Given task: Set down all of the data that follows word for word, without the images.
- - -
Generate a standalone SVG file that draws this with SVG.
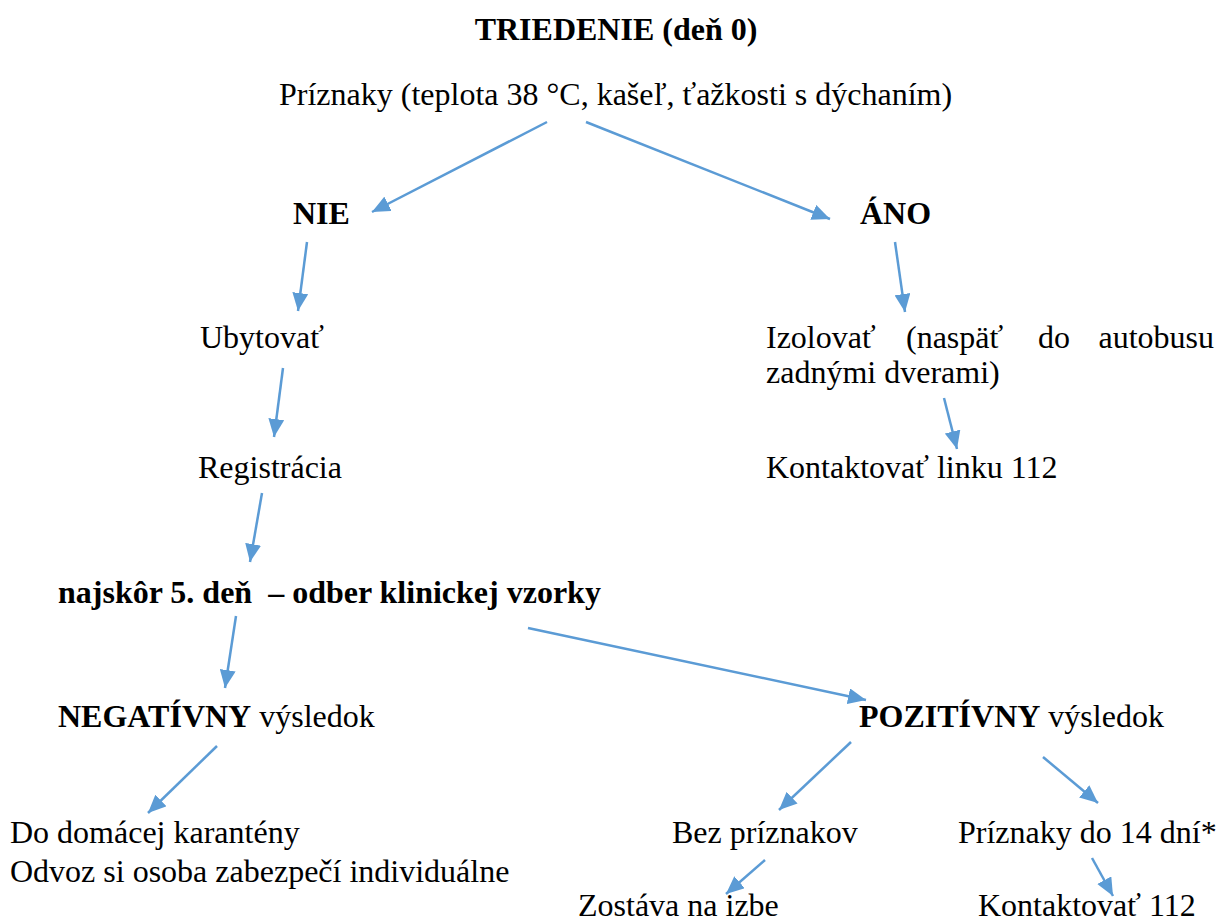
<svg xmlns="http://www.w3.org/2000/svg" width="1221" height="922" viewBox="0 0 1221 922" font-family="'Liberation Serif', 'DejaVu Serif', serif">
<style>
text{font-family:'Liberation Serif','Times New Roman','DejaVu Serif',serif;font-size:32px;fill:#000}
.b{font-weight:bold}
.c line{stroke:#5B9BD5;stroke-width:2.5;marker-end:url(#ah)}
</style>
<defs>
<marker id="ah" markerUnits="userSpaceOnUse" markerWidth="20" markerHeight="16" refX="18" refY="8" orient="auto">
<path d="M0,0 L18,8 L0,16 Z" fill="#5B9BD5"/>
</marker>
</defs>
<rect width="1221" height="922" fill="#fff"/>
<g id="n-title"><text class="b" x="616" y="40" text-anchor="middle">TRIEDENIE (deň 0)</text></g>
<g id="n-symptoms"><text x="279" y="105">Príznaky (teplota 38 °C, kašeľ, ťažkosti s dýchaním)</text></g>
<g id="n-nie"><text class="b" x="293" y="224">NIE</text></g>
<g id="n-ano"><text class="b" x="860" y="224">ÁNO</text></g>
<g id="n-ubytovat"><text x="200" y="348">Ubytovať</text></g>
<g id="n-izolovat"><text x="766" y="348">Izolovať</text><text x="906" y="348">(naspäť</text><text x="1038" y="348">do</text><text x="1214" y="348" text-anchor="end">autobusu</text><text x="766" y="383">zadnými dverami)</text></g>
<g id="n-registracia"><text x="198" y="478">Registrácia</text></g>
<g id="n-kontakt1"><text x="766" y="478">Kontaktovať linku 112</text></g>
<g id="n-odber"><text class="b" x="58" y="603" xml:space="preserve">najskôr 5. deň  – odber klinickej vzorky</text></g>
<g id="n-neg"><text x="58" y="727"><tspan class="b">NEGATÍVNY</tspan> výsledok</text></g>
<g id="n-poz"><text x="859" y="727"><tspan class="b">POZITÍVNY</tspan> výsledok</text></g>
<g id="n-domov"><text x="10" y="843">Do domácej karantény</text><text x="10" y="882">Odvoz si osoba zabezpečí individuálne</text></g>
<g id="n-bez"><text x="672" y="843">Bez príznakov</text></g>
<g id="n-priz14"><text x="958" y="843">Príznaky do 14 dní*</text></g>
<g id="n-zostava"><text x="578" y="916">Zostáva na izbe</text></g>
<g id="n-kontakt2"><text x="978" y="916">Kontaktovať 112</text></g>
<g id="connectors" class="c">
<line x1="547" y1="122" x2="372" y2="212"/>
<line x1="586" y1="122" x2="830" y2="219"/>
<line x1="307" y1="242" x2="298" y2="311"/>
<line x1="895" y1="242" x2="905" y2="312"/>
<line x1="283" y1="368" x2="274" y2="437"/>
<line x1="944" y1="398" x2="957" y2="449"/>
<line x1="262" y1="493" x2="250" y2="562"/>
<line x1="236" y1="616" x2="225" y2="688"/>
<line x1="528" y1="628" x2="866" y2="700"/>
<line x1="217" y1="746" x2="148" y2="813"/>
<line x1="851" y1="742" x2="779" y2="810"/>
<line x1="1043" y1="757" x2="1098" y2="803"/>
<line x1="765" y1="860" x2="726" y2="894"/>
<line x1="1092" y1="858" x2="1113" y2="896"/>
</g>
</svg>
- - -
Completed exercise:
Generate a standalone SVG file that draws this with SVG.
<svg xmlns="http://www.w3.org/2000/svg" width="1221" height="922" viewBox="0 0 1221 922" font-family="'Liberation Serif', 'DejaVu Serif', serif">
<style>
text{font-family:'Liberation Serif','Times New Roman','DejaVu Serif',serif;font-size:32px;fill:#000}
.b{font-weight:bold}
.c line{stroke:#5B9BD5;stroke-width:2.5;marker-end:url(#ah)}
</style>
<defs>
<marker id="ah" markerUnits="userSpaceOnUse" markerWidth="20" markerHeight="16" refX="18" refY="8" orient="auto">
<path d="M0,0 L18,8 L0,16 Z" fill="#5B9BD5"/>
</marker>
</defs>
<rect width="1221" height="922" fill="#fff"/>
<g id="n-title"><text class="b" x="616" y="40" text-anchor="middle">TRIEDENIE (deň 0)</text></g>
<g id="n-symptoms"><text x="279" y="105">Príznaky (teplota 38 °C, kašeľ, ťažkosti s dýchaním)</text></g>
<g id="n-nie"><text class="b" x="293" y="224">NIE</text></g>
<g id="n-ano"><text class="b" x="860" y="224">ÁNO</text></g>
<g id="n-ubytovat"><text x="200" y="348">Ubytovať</text></g>
<g id="n-izolovat"><text x="766" y="348">Izolovať</text><text x="906" y="348">(naspäť</text><text x="1038" y="348">do</text><text x="1214" y="348" text-anchor="end">autobusu</text><text x="766" y="383">zadnými dverami)</text></g>
<g id="n-registracia"><text x="198" y="478">Registrácia</text></g>
<g id="n-kontakt1"><text x="766" y="478">Kontaktovať linku 112</text></g>
<g id="n-odber"><text class="b" x="58" y="603" xml:space="preserve">najskôr 5. deň  – odber klinickej vzorky</text></g>
<g id="n-neg"><text x="58" y="727"><tspan class="b">NEGATÍVNY</tspan> výsledok</text></g>
<g id="n-poz"><text x="859" y="727"><tspan class="b">POZITÍVNY</tspan> výsledok</text></g>
<g id="n-domov"><text x="10" y="843">Do domácej karantény</text><text x="10" y="882">Odvoz si osoba zabezpečí individuálne</text></g>
<g id="n-bez"><text x="672" y="843">Bez príznakov</text></g>
<g id="n-priz14"><text x="958" y="843">Príznaky do 14 dní*</text></g>
<g id="n-zostava"><text x="578" y="916">Zostáva na izbe</text></g>
<g id="n-kontakt2"><text x="978" y="916">Kontaktovať 112</text></g>
<g id="connectors" class="c">
<line x1="547" y1="122" x2="372" y2="212"/>
<line x1="586" y1="122" x2="830" y2="219"/>
<line x1="307" y1="242" x2="298" y2="311"/>
<line x1="895" y1="242" x2="905" y2="312"/>
<line x1="283" y1="368" x2="274" y2="437"/>
<line x1="944" y1="398" x2="957" y2="449"/>
<line x1="262" y1="493" x2="250" y2="562"/>
<line x1="236" y1="616" x2="225" y2="688"/>
<line x1="528" y1="628" x2="866" y2="700"/>
<line x1="217" y1="746" x2="148" y2="813"/>
<line x1="851" y1="742" x2="779" y2="810"/>
<line x1="1043" y1="757" x2="1098" y2="803"/>
<line x1="765" y1="860" x2="726" y2="894"/>
<line x1="1092" y1="858" x2="1113" y2="896"/>
</g>
</svg>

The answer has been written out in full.